Why They Still Matter in New Hampshire

A Mirror for Modern Politics

New Hampshire prides itself on independence—Live Free or Die is more than a motto—and on civic seriousness. Webster and Pierce offer two cautionary tales about leadership when principle collides with pressure:

  • The danger of tactical compromise without moral clarity: Pierce’s approach shows how appealing process solutions can destabilize a nation if they fail to grapple with a core moral evil. Popular sovereignty on slavery, absent safeguards, became a cover for intimidation and violence.
  • The cost of pragmatic statesmanship: Webster’s attempt to steady the Union through compromise arguably bought time for the North to industrialize and prepare for the coming conflict, but at the price of enforcing unjust laws. He is both inspiring and unsettling—a reminder that prudence without justice can corrode public trust.

Institutions and Civic Education

The presence of Pierce- and Webster-named institutions in New Hampshire keeps alive the debate about their legacies. Law students in Concord still parse the implications of Dartmouth College v. Woodward; New Hampshire schoolchildren still encounter Webster’s words and Pierce’s presidency. Historic sites provide tangible classrooms where ideals and failures can both be examined with honesty.


Lessons for Leaders Today

  1. Constitutional literacy is not optional. Webster’s power flowed from mastery of the nation’s legal architecture. In an era of heated rhetoric, leaders who can reason from first principles—clearly and publicly—are rare and valuable.
  2. Compromise has moral boundaries. When the stakes involve fundamental rights, compromise may avert conflict in the short term while multiplying it in the long term. The line between prudence and appeasement demands constant vigilance.
  3. Politics is personal—and fragile. Pierce’s private grief and public burdens interwove. Leadership requires resilience and support systems that acknowledge the human cost of high office.
  4. Parties are means, not ends. Pierce’s Democratic loyalty and Webster’s Whig alignment both served larger visions. When party becomes the purpose, policy can lose its compass.
  5. Small states can have large impact. New Hampshire’s habit of punching above its weight didn’t start with the primary calendar. It began with citizens whose words and decisions reverberated across a continent.

A Balanced Reckoning

To call Franklin Pierce and Daniel Webster New Hampshire’s “most prominent” political figures is not to anoint them as the state’s greatest heroes. It is to acknowledge their scope of influence. Both men were provincial and national at once—honed by our town meetings and rocky fields, then cast onto the largest stages of their time. Each sought to preserve the Union; each, in different ways, failed to prevent its descent into war. Yet their failures and successes alike supply a rich ledger of lessons on law, leadership, and the limits of compromise.

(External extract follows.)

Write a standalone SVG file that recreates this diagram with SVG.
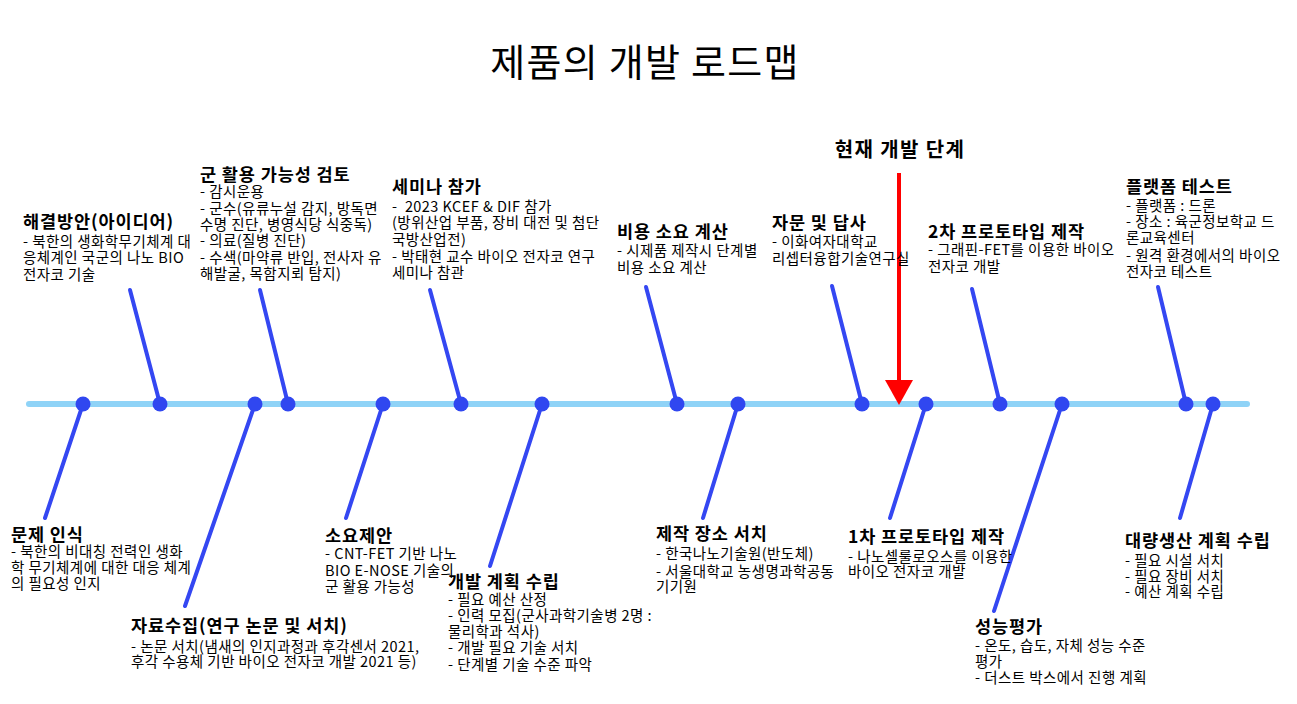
<svg xmlns="http://www.w3.org/2000/svg" width="1297" height="704" viewBox="0 0 1297 704">
<style>
text{font-family:"Noto Sans CJK KR","Noto Sans",sans-serif;fill:#000}
.h{font-size:17.5px;font-weight:bold;letter-spacing:0.9px}
.b{font-size:14.5px;letter-spacing:0.45px}
.title{font-size:38px;letter-spacing:1.3px}
.cur{font-size:20px;font-weight:bold;letter-spacing:1.4px}
.stem{stroke:#3447f2;stroke-width:4;stroke-linecap:round;fill:none}
.dot{fill:#3047f0}
</style>
<rect width="1297" height="704" fill="#fff"/>
<text class="title" x="645" y="76" text-anchor="middle">제품의 개발 로드맵</text>

<g id="timeline">
<line x1="29" y1="404" x2="1247" y2="404" stroke="#8fd3f7" stroke-width="6" stroke-linecap="round"/>
</g>

<g id="connectors">
<line class="stem" x1="160" y1="404" x2="130" y2="290"/>
<line class="stem" x1="288" y1="404" x2="260" y2="290"/>
<line class="stem" x1="461" y1="404" x2="430" y2="290"/>
<line class="stem" x1="677" y1="404" x2="646" y2="287"/>
<line class="stem" x1="862" y1="404" x2="832" y2="286"/>
<line class="stem" x1="1000" y1="404" x2="972" y2="289"/>
<line class="stem" x1="1186" y1="404" x2="1158" y2="287"/>
<line class="stem" x1="83" y1="404" x2="45" y2="518"/>
<line class="stem" x1="255" y1="404" x2="185" y2="606"/>
<line class="stem" x1="383" y1="404" x2="346" y2="518"/>
<line class="stem" x1="542" y1="404" x2="490" y2="566"/>
<line class="stem" x1="738" y1="404" x2="703" y2="518"/>
<line class="stem" x1="926" y1="404" x2="890" y2="518"/>
<line class="stem" x1="1062" y1="404" x2="994" y2="611"/>
<line class="stem" x1="1213" y1="404" x2="1180" y2="518"/>
</g>

<g id="current-stage">
<text class="cur" x="900" y="157" text-anchor="middle">현재 개발 단계</text>
<line x1="899" y1="173" x2="899" y2="382" stroke="#ff0000" stroke-width="4"/>
<polygon points="885,380 913,380 899,405" fill="#ff0000"/>
</g>

<g id="n1">
<circle class="dot" cx="83" cy="404" r="7.5"/>
<text class="h" x="11" y="541">문제 인식</text>
<text class="b" x="11" y="557">- 북한의 비대칭 전력인 생화</text>
<text class="b" x="11" y="573">학 무기체계에 대한 대응 체계</text>
<text class="b" x="11" y="589">의 필요성 인지</text>
</g>

<g id="n2">
<circle class="dot" cx="160" cy="404" r="7.5"/>
<text class="h" x="23" y="228">해결방안(아이디어)</text>
<text class="b" x="23" y="247">- 북한의 생화학무기체계 대</text>
<text class="b" x="23" y="263">응체계인 국군의 나노 BIO</text>
<text class="b" x="23" y="280">전자코 기술</text>
</g>

<g id="n3">
<circle class="dot" cx="255" cy="404" r="7.5"/>
<text class="h" x="131" y="632">자료수집(연구 논문 및 서치)</text>
<text class="b" x="131" y="652">- 논문 서치(냄새의 인지과정과 후각센서 2021,</text>
<text class="b" x="131" y="667">후각 수용체 기반 바이오 전자코 개발 2021 등)</text>
</g>

<g id="n4">
<circle class="dot" cx="288" cy="404" r="7.5"/>
<text class="h" x="200" y="181">군 활용 가능성 검토</text>
<text class="b" x="200" y="197">- 감시운용</text>
<text class="b" x="200" y="214">- 군수(유류누설 감지, 방독면</text>
<text class="b" x="200" y="230">수명 진단, 병영식당 식중독)</text>
<text class="b" x="200" y="246">- 의료(질병 진단)</text>
<text class="b" x="200" y="263">- 수색(마약류 반입, 전사자 유</text>
<text class="b" x="200" y="279">해발굴, 목함지뢰 탐지)</text>
</g>

<g id="n5">
<circle class="dot" cx="383" cy="404" r="7.5"/>
<text class="h" x="325" y="542">소요제안</text>
<text class="b" x="325" y="559">- CNT-FET 기반 나노</text>
<text class="b" x="325" y="576">BIO E-NOSE 기술의</text>
<text class="b" x="325" y="592">군 활용 가능성</text>
</g>

<g id="n6">
<circle class="dot" cx="461" cy="404" r="7.5"/>
<text class="h" x="392" y="193">세미나 참가</text>
<text class="b" x="392" y="212" xml:space="preserve">-  2023 KCEF &amp; DIF 참가</text>
<text class="b" x="392" y="228">(방위산업 부품, 장비 대전 및 첨단</text>
<text class="b" x="392" y="245">국방산업전)</text>
<text class="b" x="392" y="262">- 박태현 교수 바이오 전자코 연구</text>
<text class="b" x="392" y="278">세미나 참관</text>
</g>

<g id="n7">
<circle class="dot" cx="542" cy="404" r="7.5"/>
<text class="h" x="448" y="588">개발 계획 수립</text>
<text class="b" x="448" y="605">- 필요 예산 산정</text>
<text class="b" x="448" y="621">- 인력 모집(군사과학기술병 2명 :</text>
<text class="b" x="448" y="637">물리학과 석사)</text>
<text class="b" x="448" y="653">- 개발 필요 기술 서치</text>
<text class="b" x="448" y="670">- 단계별 기술 수준 파악</text>
</g>

<g id="n8">
<circle class="dot" cx="677" cy="404" r="7.5"/>
<text class="h" x="617" y="238">비용 소요 계산</text>
<text class="b" x="617" y="256">- 시제품 제작시 단계별</text>
<text class="b" x="617" y="273">비용 소요 계산</text>
</g>

<g id="n9">
<circle class="dot" cx="738" cy="404" r="7.5"/>
<text class="h" x="656" y="540">제작 장소 서치</text>
<text class="b" x="656" y="559">- 한국나노기술원(반도체)</text>
<text class="b" x="656" y="577">- 서울대학교 농생명과학공동</text>
<text class="b" x="656" y="592">기기원</text>
</g>

<g id="n10">
<circle class="dot" cx="862" cy="404" r="7.5"/>
<text class="h" x="772" y="229">자문 및 답사</text>
<text class="b" x="772" y="247">- 이화여자대학교</text>
<text class="b" x="772" y="264">리셉터융합기술연구실</text>
</g>

<g id="n11">
<circle class="dot" cx="926" cy="404" r="7.5"/>
<text class="h" x="848" y="543">1차 프로토타입 제작</text>
<text class="b" x="848" y="562">- 나노셀룰로오스를 이용한</text>
<text class="b" x="848" y="577">바이오 전자코 개발</text>
</g>

<g id="n12">
<circle class="dot" cx="1000" cy="404" r="7.5"/>
<text class="h" x="928" y="238">2차 프로토타입 제작</text>
<text class="b" x="928" y="255">- 그래핀-FET를 이용한 바이오</text>
<text class="b" x="928" y="272">전자코 개발</text>
</g>

<g id="n13">
<circle class="dot" cx="1062" cy="404" r="7.5"/>
<text class="h" x="975" y="633">성능평가</text>
<text class="b" x="975" y="651">- 온도, 습도, 자체 성능 수준</text>
<text class="b" x="975" y="667">평가</text>
<text class="b" x="975" y="683">- 더스트 박스에서 진행 계획</text>
</g>

<g id="n14">
<circle class="dot" cx="1186" cy="404" r="7.5"/>
<text class="h" x="1126" y="193">플랫폼 테스트</text>
<text class="b" x="1126" y="211">- 플랫폼 : 드론</text>
<text class="b" x="1126" y="227">- 장소 : 육군정보학교 드</text>
<text class="b" x="1126" y="243">론교육센터</text>
<text class="b" x="1126" y="261">- 원격 환경에서의 바이오</text>
<text class="b" x="1126" y="277">전자코 테스트</text>
</g>

<g id="n15">
<circle class="dot" cx="1213" cy="404" r="7.5"/>
<text class="h" x="1125" y="547">대량생산 계획 수립</text>
<text class="b" x="1125" y="566">- 필요 시설 서치</text>
<text class="b" x="1125" y="582">- 필요 장비 서치</text>
<text class="b" x="1125" y="597">- 예산 계획 수립</text>
</g>
</svg>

New Hampshire has always been a place that asks hard questions and expects straight answers. If we keep Pierce and Webster in honest memory—celebrating law, intellect, service, and candor, while never airbrushing moral blind spots—we honor not just two notable sons but the civic character of the Granite State itself.


If You Go: Pierce and Webster Sites in New Hampshire

  • Franklin Pierce Homestead State Historic Site (Hillsborough): Guided tours, period furnishings, and exhibits on Pierce’s early life.
  • The Pierce Manse (Concord): Pierce’s home before and after his presidency; a deep look into his public and private worlds.
  • Old North Cemetery (Concord): Pierce’s burial site and a contemplative space for reflecting on a presidency under strain.
  • Daniel Webster Birthplace State Historic Site (Franklin): A preserved log cabin offering a glimpse into early New Hampshire life and the formative years of a national statesman.

Selected Quotations

“Liberty and Union, now and forever, one and inseparable.” — Daniel Webster

“I love the Union as I love my own household.” — Franklin Pierce (attributed)


Closing

Pierce and Webster represent New Hampshire’s persistent paradox: a small place with large ambitions; a rugged independence paired with fierce loyalty to the whole. Their stories remind us that the Union is not self-sustaining—it must be argued for, cared for, and, at times, fought for. That work begins, as it did for them, in communities like ours.